Although the movie was filmed at the Warner Brothers Burbank studios in California, the story is set in New York City. The hurricane cocktail's similar appearance to ordinary lemonade plays a major role in the film’s storyline which is about tee totaling Professor Donald Hardwick (Dick Powell) who accidentally gets drunk from the cocktail in several scenes of the film because too the drink's identical look to the non-alcoholic lemonade he tends to order at social gatherings that involve people drinking cocktails. Zelda Manion (Ann Sheridan), who has discovered the professor's inability to distinguish the difference between a hurricane cocktail and a glass of lemonade, takes advantage of this in order to deliberately get him intoxicated throughout the film. The first times does this in the story is when the Professor is offered a drink by Zelda’s maid in her apartment, when he asks for a glass of lemonade; Zelda follows her maid into the kitchen and tells her to "fix up a hurricane, that's the one where you use 6 oz of rum as the base…".  When the drink comes from the kitchen it looks identical to regular lemonade and consequently the professor unknowingly gets drunk. Also, in a later nightclub scene, the professor orders lemonade from the table’s waiter and Zelda orders a hurricane knowing that the two drinks will get mixed up. The couple’s drink order can be seen at the bar several minutes later while the bartender tells the waiter who comes to collect the order “the one with the cherry is a hurricane” as he dropped a maraschino cherry onto the top of the hurricane as a garnish so that the two drinks can be told apart when served.
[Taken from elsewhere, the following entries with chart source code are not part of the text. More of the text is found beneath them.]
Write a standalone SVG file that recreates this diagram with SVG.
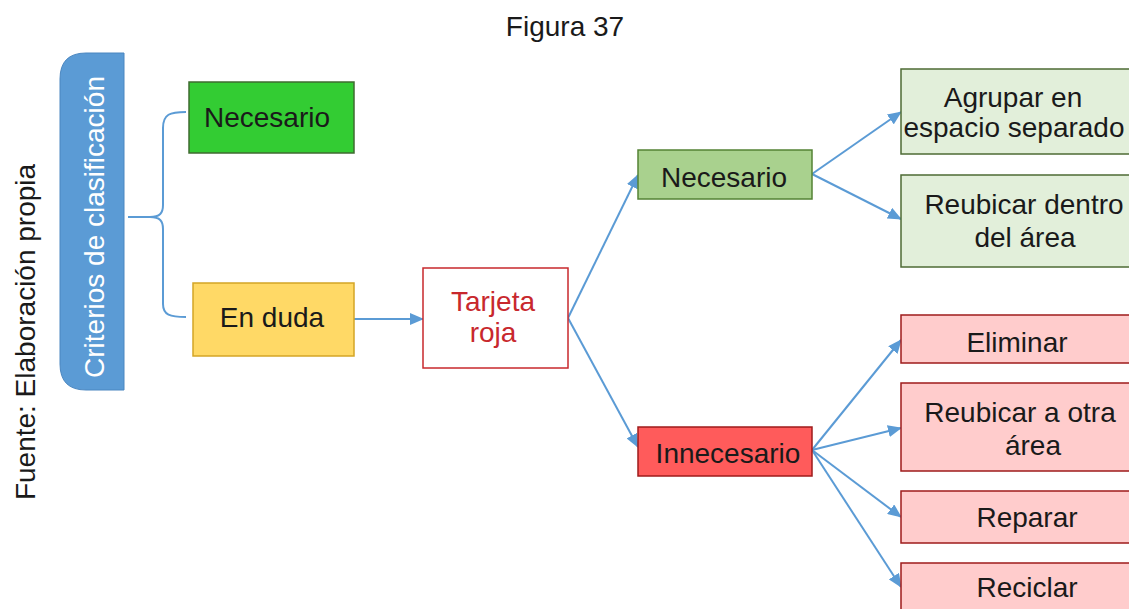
<svg xmlns="http://www.w3.org/2000/svg" width="1129" height="609" viewBox="0 0 1129 609">
  <style>
    text { font-family: "Liberation Sans", Arial, sans-serif; font-size: 28px; fill: #1a1a1a; text-anchor: middle; }
    .box { stroke-width: 1.5; }
    .conn { stroke: #5B9BD5; stroke-width: 2; fill: none; }
    .arrow { marker-end: url(#head); }
    .green { fill: #33CC33; stroke: #3F6B30; }
    .yellow { fill: #FFD966; stroke: #D4A526; }
    .card { fill: #FFFFFF; stroke: #C8282D; }
    .lgreen { fill: #A9D18E; stroke: #548235; }
    .red { fill: #FF5B5B; stroke: #9E1B1B; }
    .pale { fill: #E2EFDA; stroke: #4E6B35; }
    .pink { fill: #FFCCCC; stroke: #9E1B1B; }
  </style>
  <defs>
    <marker id="head" viewBox="0 0 14 12" refX="13" refY="6" markerWidth="14" markerHeight="12" markerUnits="userSpaceOnUse" orient="auto">
      <path d="M0,0 L14,6 L0,12 Z" fill="#5B9BD5"/>
    </marker>
  </defs>

  <rect width="1129" height="609" fill="#FFFFFF"/>

  <text x="565" y="36" font-size="29">Figura 37</text>
  <text transform="translate(35,332) rotate(-90)" font-size="29.5">Fuente: Elaboración propia</text>

  <g id="criterios">
    <path d="M124,53 L124,390 L86,390 Q60,390 60,364 L60,79 Q60,53 86,53 Z" fill="#5B9BD5" stroke="#4A86C0" stroke-width="1"/>
    <text transform="translate(104,227) rotate(-90)" font-size="28.5" style="fill:#FFFFFF">Criterios de clasificación</text>
  </g>

  <g id="connectors">
    <path class="conn" d="M186,112 C170,112 163,114 163,128 L163,205 C163,213 160,217 150,217 L128,217 M150,217 C160,217 163,221 163,229 L163,304 C163,315 170,317 186,317" stroke-width="2.5"/>
    <line class="conn arrow" x1="354" y1="319" x2="423" y2="319"/>
    <line class="conn arrow" x1="568" y1="318" x2="638" y2="175"/>
    <line class="conn arrow" x1="568" y1="318" x2="638" y2="447"/>
    <line class="conn arrow" x1="812" y1="174" x2="901" y2="112"/>
    <line class="conn arrow" x1="812" y1="174" x2="901" y2="219"/>
    <line class="conn arrow" x1="812" y1="450" x2="901" y2="340"/>
    <line class="conn arrow" x1="812" y1="450" x2="901" y2="428"/>
    <line class="conn arrow" x1="812" y1="450" x2="901" y2="517"/>
    <line class="conn arrow" x1="812" y1="450" x2="901" y2="587"/>
  </g>

  <g id="necesario-1">
    <rect class="box green" x="189" y="82" width="165" height="71"/>
    <text x="267" y="127">Necesario</text>
  </g>

  <g id="en-duda">
    <rect class="box yellow" x="193" y="283" width="161" height="73"/>
    <text x="272" y="327">En duda</text>
  </g>

  <g id="tarjeta-roja">
    <rect class="box card" x="423" y="268" width="145" height="100"/>
    <text x="493" y="311" style="fill:#C8282D">Tarjeta</text>
    <text x="493" y="342" style="fill:#C8282D">roja</text>
  </g>

  <g id="necesario-2">
    <rect class="box lgreen" x="638" y="150" width="174" height="49"/>
    <text x="724" y="187">Necesario</text>
  </g>

  <g id="innecesario">
    <rect class="box red" x="638" y="427" width="174" height="49"/>
    <text x="728" y="463">Innecesario</text>
  </g>

  <g id="agrupar">
    <rect class="box pale" x="901" y="69" width="240" height="85"/>
    <text x="1013" y="107">Agrupar en</text>
    <text x="1014" y="137">espacio separado</text>
  </g>

  <g id="reubicar-dentro">
    <rect class="box pale" x="901" y="175" width="240" height="92"/>
    <text x="1024" y="214">Reubicar dentro</text>
    <text x="1025" y="247">del área</text>
  </g>

  <g id="eliminar">
    <rect class="box pink" x="901" y="315" width="240" height="48"/>
    <text x="1017" y="352">Eliminar</text>
  </g>

  <g id="reubicar-otra">
    <rect class="box pink" x="901" y="383" width="240" height="88"/>
    <text x="1020" y="422">Reubicar a otra</text>
    <text x="1033" y="455">área</text>
  </g>

  <g id="reparar">
    <rect class="box pink" x="901" y="491" width="240" height="52"/>
    <text x="1027" y="527">Reparar</text>
  </g>

  <g id="reciclar">
    <rect class="box pink" x="901" y="563" width="240" height="60"/>
    <text x="1027" y="597">Reciclar</text>
  </g>
</svg>
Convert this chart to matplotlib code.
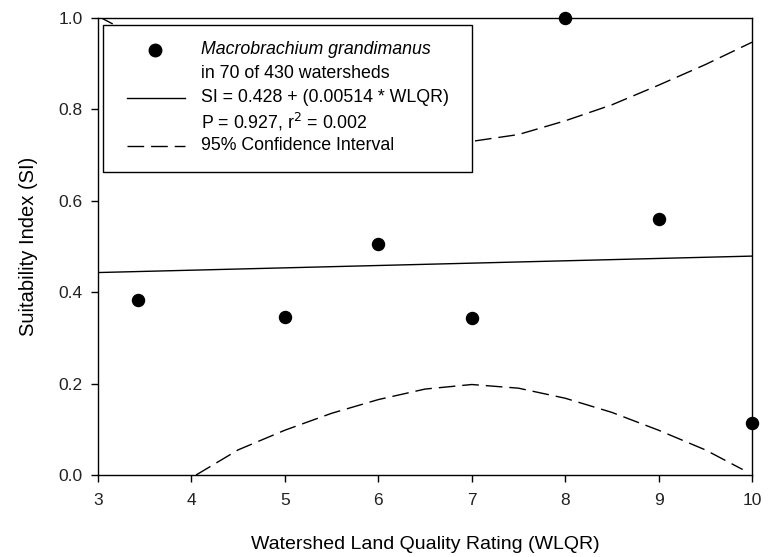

Within a few years after the film’s release and the 1939-1940 World’s Fair exhibition in New York ended different variations of the drink began to form.

The most popular association the hurricane cocktail has today is with the Pat O' Brien's chain of bars and restaurants, and particularly their original New Orleans location creation of the passion fruit-flavored relative of the daiquiri is credited to New Orleans tavern owner Pat O'Brien.  The bar allegedly started as a speakeasy called Mr. O'Brien's Club Tipperary and the password was "storm's brewin'.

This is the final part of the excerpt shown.